I was stumbling, trying to keep my shit together. At one point, a horse fly stung the back of my head, and the pain actually woke me up a bit. I was grateful for it, not annoyed.

When you’re in trouble like this, two things become important. First, ask for help, which eventually I did, and second, keep moving, because it’s the only way to get to a place where you can help yourself. It bears saying, at this point, that my phone was non-functional. Despite keeping it in a plastic bag, I was so wet, and in fact, everything was so wet, that my touch would not register on the screen. If I could have called for help, I would have, and that should say a lot about the shape I was in.

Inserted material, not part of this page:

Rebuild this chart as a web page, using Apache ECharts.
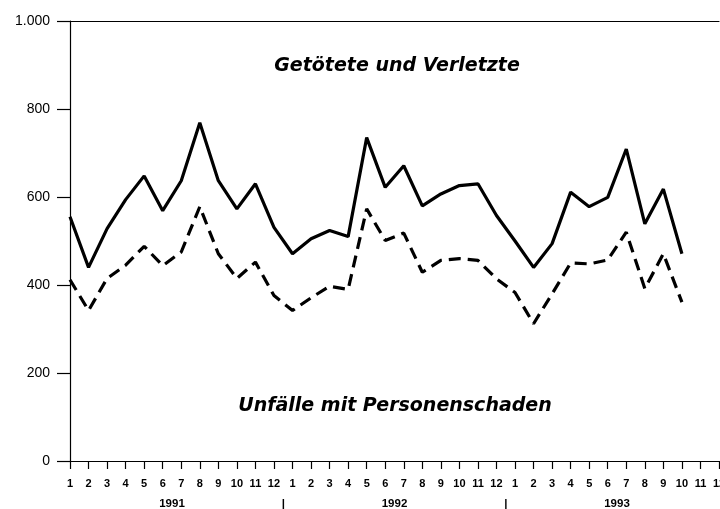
<!DOCTYPE html>
<html>
<head>
<meta charset="utf-8">
<script src="https://cdn.jsdelivr.net/npm/echarts@6/dist/echarts.min.js"></script>
<style>
html,body{margin:0;padding:0;background:#fff;overflow:hidden;}
#chart{width:720px;height:509px;}
</style>
</head>
<body>
<div id="chart"></div>
<script>
// Monthly tick labels (Jan 1991 .. Dec 1993)
const monthLabels = ['1','2','3','4','5','6','7','8','9','10','11','12',
                     '1','2','3','4','5','6','7','8','9','10','11','12',
                     '1','2','3','4','5','6','7','8','9','10','11','12'];
const years = ['1991','1992','1993'];
const yTicks = [0, 200, 400, 600, 800, 1000];

// Getötete und Verletzte (1/1991 .. 10/1993)
const getoeteteVerletzte = [555, 440, 528, 594, 648, 569, 637, 769, 637, 573, 630, 531,
                            471, 505, 524, 510, 735, 622, 671, 580, 607, 626, 630, 558,
                            500, 440, 494, 611, 578, 599, 709, 539, 618, 471];
// Unfälle mit Personenschaden
const unfaelle = [412, 342, 415, 445, 488, 444, 475, 578, 471, 415, 452, 376,
                  342, 371, 397, 390, 573, 501, 518, 429, 456, 460, 456, 414,
                  383, 312, 380, 450, 448, 457, 520, 392, 471, 361];

const labelGetoetete = 'Getötete und Verletzte';
const labelUnfaelle = 'Unfälle mit Personenschaden';

const chart = echarts.init(document.getElementById('chart'));
const FONT = 'Liberation Sans, Arial, sans-serif';

function deFmt(v){
  return String(v).replace(/\B(?=(\d{3})+(?!\d))/g, '.');
}

function yearLabel(v){
  for (let i = 0; i < years.length; i++) {
    if (Math.abs(v - (i*12 + 5.5)) < 1e-6) return years[i];
    if (i < years.length - 1 && Math.abs(v - ((i+1)*12 - 0.5)) < 1e-6) return '|';
  }
  return '';
}

const option = {
  backgroundColor: '#fff',
  animation: false,
  grid: { left: 70, right: 1, top: 21, bottom: 48, containLabel: false, outerBoundsMode: 'none' },
  xAxis: [
    {
      type: 'category',
      data: monthLabels,
      boundaryGap: false,
      position: 'bottom',
      axisLine: { show: true, lineStyle: { color: '#000', width: 1.2 } },
      axisTick: { show: true, interval: 0, length: 8, inside: false, lineStyle: { color: '#000', width: 1.2 } },
      axisLabel: { interval: 0, margin: 17, color: '#000', fontSize: 11, fontWeight: 'bold', fontFamily: FONT },
      splitLine: { show: false }
    },
    {
      type: 'value',
      position: 'bottom',
      min: 0, max: monthLabels.length - 1, interval: 0.5,
      axisLine: { show: false },
      axisTick: { show: false },
      splitLine: { show: false },
      axisLabel: { margin: 37, color: '#000', fontSize: 11.5, fontWeight: 'bold', fontFamily: FONT,
                   formatter: yearLabel, showMinLabel: true, showMaxLabel: true }
    },
    {
      type: 'value',
      position: 'top',
      min: 0, max: 1,
      axisLine: { show: true, lineStyle: { color: '#000', width: 1.2 } },
      axisTick: { show: false },
      axisLabel: { show: false },
      splitLine: { show: false }
    }
  ],
  yAxis: {
    type: 'value',
    min: yTicks[0], max: yTicks[yTicks.length-1], interval: 200,
    axisLine: { show: true, lineStyle: { color: '#000', width: 1.2 } },
    axisTick: { show: true, length: 13, lineStyle: { color: '#000', width: 1.2 } },
    axisLabel: { margin: 20, color: '#000', fontSize: 14, fontFamily: FONT, formatter: deFmt },
    splitLine: { show: false }
  },
  series: [
    {
      name: labelGetoetete,
      type: 'line',
      data: getoeteteVerletzte,
      symbol: 'none',
      lineStyle: { color: '#000', width: 3.2, type: 'solid' },
      z: 3
    },
    {
      name: labelUnfaelle,
      type: 'line',
      data: unfaelle,
      symbol: 'none',
      lineStyle: { color: '#000', width: 3.2, type: [12, 7] },
      z: 3
    }
  ],
  graphic: [
    { type: 'text', x: 397, y: 66,
      style: { text: labelGetoetete, font: 'italic bold 19px "DejaVu Sans"', fill: '#000',
               textAlign: 'center', textVerticalAlign: 'middle' } },
    { type: 'text', x: 395, y: 406,
      style: { text: labelUnfaelle, font: 'italic bold 19px "DejaVu Sans"', fill: '#000',
               textAlign: 'center', textVerticalAlign: 'middle' } }
  ]
};
chart.setOption(option);
</script>
</body>
</html>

After crawling along for about an hour, I had maybe covered two miles. I stopped at a trail junction and sat down, hoping to meet someone with water. Very few people were on the Skyline, because, as I said before, it’s not a proper trail. It’s only for lunatics. To my great good fortune, a young lunatic came along shortly, and I asked him how he was doing, and he said, “Great,” and then he asked me, and I said, “Not good, actually. I’m 5 hours in motion, and I’m out of water and badly dehydrated.” I apologized then, and he told me it was ok.

That was a nice moment.

He gave me about half-a-liter of water from his pack, and he pulled up the map on his phone. I was hoping to find a way back to my car that didn’t require climbing any more steep rockfalls. On flat ground, I could just about keep going, but the climbs were killing me.

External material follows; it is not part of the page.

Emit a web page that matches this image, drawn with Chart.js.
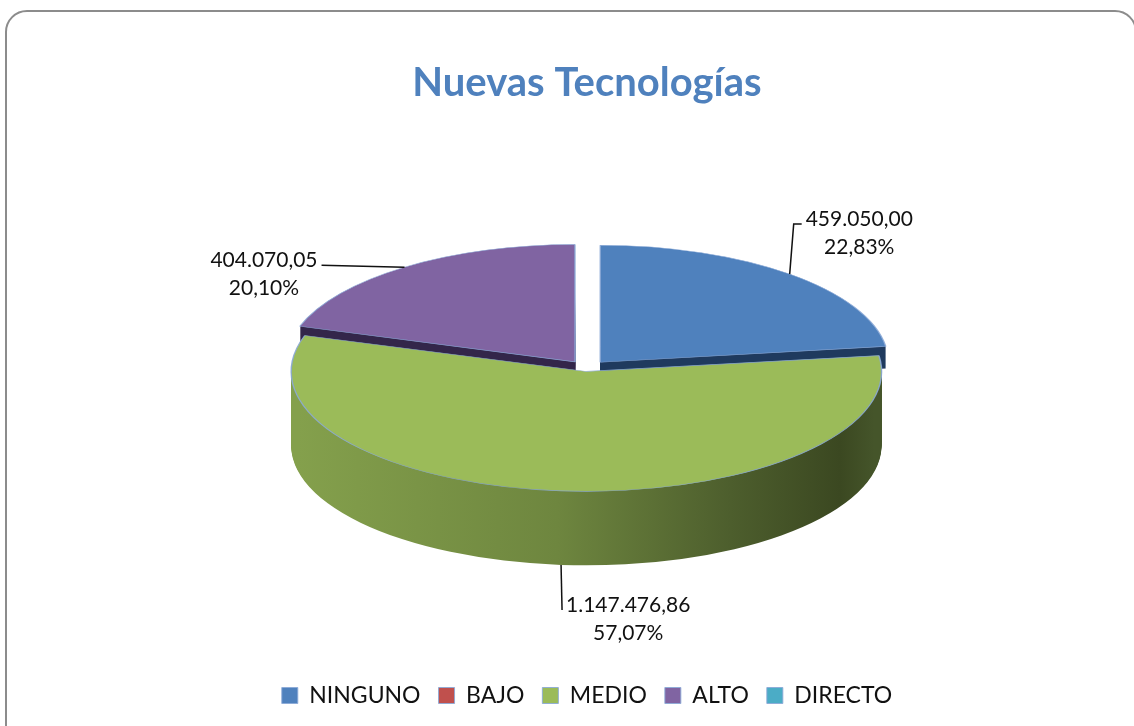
<!DOCTYPE html>
<html>
<head>
<meta charset="utf-8">
<title>Nuevas Tecnologías</title>
<script src="https://cdn.jsdelivr.net/npm/chart.js@4.4.1/dist/chart.umd.min.js"></script>
<style>
  html, body { margin: 0; padding: 0; background: #fff; }
  #frame {
    position: absolute; left: 5px; top: 10px;
    width: 1128px; height: 760px;
    border: 2px solid #8c8c8c; border-radius: 22px;
  }
  #wrap { position: absolute; left: 0; top: 0; width: 1134px; height: 726px; }
</style>
</head>
<body>
<div id="frame"></div>
<div id="wrap"><canvas id="chart" width="1134" height="726"></canvas></div>
<script>
// Data
const categories = ['NINGUNO', 'BAJO', 'MEDIO', 'ALTO', 'DIRECTO'];
const values = [459050.00, 0, 1147476.86, 404070.05, 0];

// Styles
const topColors = ['#4f81bd', '#c0504d', '#9bbb59', '#8064a2', '#4bacc6'];
// side wall shading, [offset, colour] pairs, left to right
const sideShades = [
  [[0, '#1f3a5e'], [1, '#1f3a5e']],
  [[0, '#6b2a28'], [1, '#4a1c1b']],
  [[0, '#84a04c'], [0.45, '#6e863f'], [0.75, '#4d5e2d'], [0.94, '#3b4821'], [1, '#45552a']],
  [[0, '#33264a'], [1, '#33264a']],
  [[0, '#2a6373'], [1, '#1c4450']]
];
const explode = [56, 0, 20, 56, 0];

// Leader line / label placement relative to the slice anchor
const labelLayout = {
  0: { elbow: [4, -50], end: [12, -50], align: 'left' },
  2: { elbow: null, end: [1, 45], align: 'left' },
  3: { elbow: null, end: [-83, -2], align: 'right' }
};

const FONT = 'Lato, "Open Sans", sans-serif';

function formatEs(v) {
  const parts = v.toFixed(2).split('.');
  return parts[0].replace(/\B(?=(\d{3})+(?!\d))/g, '.') + ',' + parts[1];
}

function formatPct(v, total) {
  return (v / total * 100).toFixed(2).replace('.', ',') + '%';
}

// Fake 3D: squash the pie vertically and extrude it downwards
const pie3d = {
  id: 'pie3d',

  explodeShift(arc) {
    const o = (arc.options.offset || 0) / 4;
    const fix = 1 - Math.sin(Math.min(Math.PI, arc.circumference || 0));
    return o + o * fix;
  },

  project(arc, angle, r, lift, opts) {
    const mid = (arc.startAngle + arc.endAngle) / 2;
    const shift = this.explodeShift(arc);
    const ux = Math.cos(mid) * shift + Math.cos(angle) * r;
    const uy = Math.sin(mid) * shift + Math.sin(angle) * r;
    return {
      x: arc.x + ux * opts.scaleX,
      y: arc.y - opts.depth / 2 + uy * opts.scaleY + lift
    };
  },

  squash(ctx, arc, lift, opts) {
    ctx.translate(arc.x, arc.y - opts.depth / 2 + lift);
    ctx.scale(opts.scaleX, opts.scaleY);
    ctx.translate(-arc.x, -arc.y);
  },

  beforeDatasetsDraw(chart, args, opts) {
    const ctx = chart.ctx;
    const arcs = chart.getDatasetMeta(0).data;
    const mid = a => (a.startAngle + a.endAngle) / 2;

    // back slices first
    const order = arcs.map((a, i) => i)
      .filter(i => values[i] > 0)
      .sort((a, b) => Math.sin(mid(arcs[a])) - Math.sin(mid(arcs[b])));

    order.forEach(i => {
      const arc = arcs[i];
      const front = Math.sin(mid(arc)) > 0;
      const depth = front ? opts.depth : opts.backDepth;
      const R = arc.outerRadius;

      const grad = ctx.createLinearGradient(arc.x - R, 0, arc.x + R, 0);
      sideShades[i].forEach(s => grad.addColorStop(s[0], s[1]));

      const bg = arc.options.backgroundColor;
      const bw = arc.options.borderWidth;
      arc.options.backgroundColor = grad;
      arc.options.borderWidth = 0;
      for (let d = depth; d >= 1; d--) {
        ctx.save();
        this.squash(ctx, arc, d, opts);
        arc.draw(ctx);
        ctx.restore();
      }
      arc.options.backgroundColor = bg;
      arc.options.borderWidth = bw;

      ctx.save();
      this.squash(ctx, arc, 0, opts);
      arc.draw(ctx);
      ctx.restore();
    });
    return false;
  },

  afterDraw(chart, args, opts) {
    const ctx = chart.ctx;
    const arcs = chart.getDatasetMeta(0).data;
    const total = values.reduce((s, v) => s + v, 0);

    ctx.save();
    ctx.font = '21px ' + FONT;
    ctx.fillStyle = '#111';
    ctx.strokeStyle = '#111';
    ctx.lineWidth = 1.5;
    ctx.textBaseline = 'middle';

    arcs.forEach((arc, i) => {
      const lay = labelLayout[i];
      if (!lay || values[i] <= 0) return;
      const m = (arc.startAngle + arc.endAngle) / 2;
      const lift = Math.sin(m) > 0 ? opts.depth : 0;
      const a = this.project(arc, m, arc.outerRadius, lift, opts);
      const end = { x: a.x + lay.end[0], y: a.y + lay.end[1] };

      ctx.beginPath();
      ctx.moveTo(a.x, a.y);
      if (lay.elbow) ctx.lineTo(a.x + lay.elbow[0], a.y + lay.elbow[1]);
      ctx.lineTo(end.x, end.y);
      ctx.stroke();

      const line1 = formatEs(values[i]);
      const line2 = formatPct(values[i], total);
      const w1 = ctx.measureText(line1).width;
      const cx = lay.align === 'left' ? end.x + 4 + w1 / 2 : end.x - 4 - w1 / 2;
      const y1 = end.y - 5;
      ctx.textAlign = 'center';
      ctx.fillText(line1, cx, y1);
      ctx.fillText(line2, cx, y1 + 28);
    });
    ctx.restore();
  }
};

new Chart(document.getElementById('chart'), {
  type: 'pie',
  data: {
    labels: categories,
    datasets: [{
      data: values,
      backgroundColor: topColors,
      borderColor: 'rgba(140, 170, 215, 0.9)',
      borderWidth: 1,
      offset: explode,
      radius: 200
    }]
  },
  options: {
    responsive: false,
    animation: false,
    layout: { padding: { left: 40, right: 0, top: 0, bottom: 9 } },
    plugins: {
      title: {
        display: true,
        text: 'Nuevas Tecnologías',
        color: '#4f81bd',
        font: { family: FONT, size: 40, weight: 'bold' },
        padding: { top: 59, bottom: 38 }
      },
      legend: {
        position: 'bottom',
        labels: {
          boxWidth: 16,
          boxHeight: 16,
          padding: 18,
          color: '#111',
          font: { family: FONT, size: 23 }
        }
      },
      tooltip: { enabled: false },
      pie3d: { scaleX: 1.44, scaleY: 0.585, depth: 74, backDepth: 22 }
    }
  },
  plugins: [pie3d]
});
</script>
</body>
</html>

Unfortunately, the way I was going was the best option, so I sat for a minute and drank water and tried to get my head straight again. I stood up and walked, and in a few minutes came to a road crossing. There I found a bigger map, one I could read without my glasses, and determined that I could end the climbing by walking up the road. While slightly longer, the flat, gradual surface seemed like the best idea, so I got off the trail and onto the pavement.

Steadily drinking water and pushing my way down the road turned out to be life-saving. I made good time, and the last section of trail, the one that led directly to my car, crossed the road again, so I took that, and in a few minutes I was back, albeit still weak, dizzy and struggling to keep my heart rate steady.

Behind the car, I toweled off, changed into dry clothes, and called B to let her know I was off the trail. Then I drove to the nearest store and bought a 16oz Coke and a 12oz seltzer for the ride home. Standing in line at the store, I nearly had to sit down. Walking back out into the parking lot, I nearly barfed.

Obviously, I got home, but this was a fucked up experience on a number of levels.

  1. I was surprised how quickly things went south. I went from running to crawling in the space of a mile.
  2. Despite knowing what was going on, I didn’t have the tools to fix it.
  3. Having a phone and not being able to use it, really sucks.
  4. It’s a long time since I’ve been scared in the woods.
  5. I appear to be at an age where dehydration impacts my heart rate quickly. Learning how small my margin of error is, is good but also chastening.

Here’s what I did wrong:

  1. I overestimated myself.
  2. I underestimated the weather. I don’t do well in heat and humidity.
  3. I was too blase about food and water. Needed to bring more than I needed.
  4. I was alone. This compounds #3.
  5. I suspected my phone would stop working when I got wet, and failed to make an alternate plan. I knew better. See #1, above.

I’ll be honest with you. When I sat down to write this, I felt sick and a little sad. Embarrassed too. There’s so much I should have known better. I’ve been doing this stuff a long time. But this was actually a different experience. This went pear-shaped faster than any of my other misadventures, and I could guess that’s because I’m just about 50 now.

It would have been a lie not to tell the story, a lie of omission, and one that didn’t help anyone at all.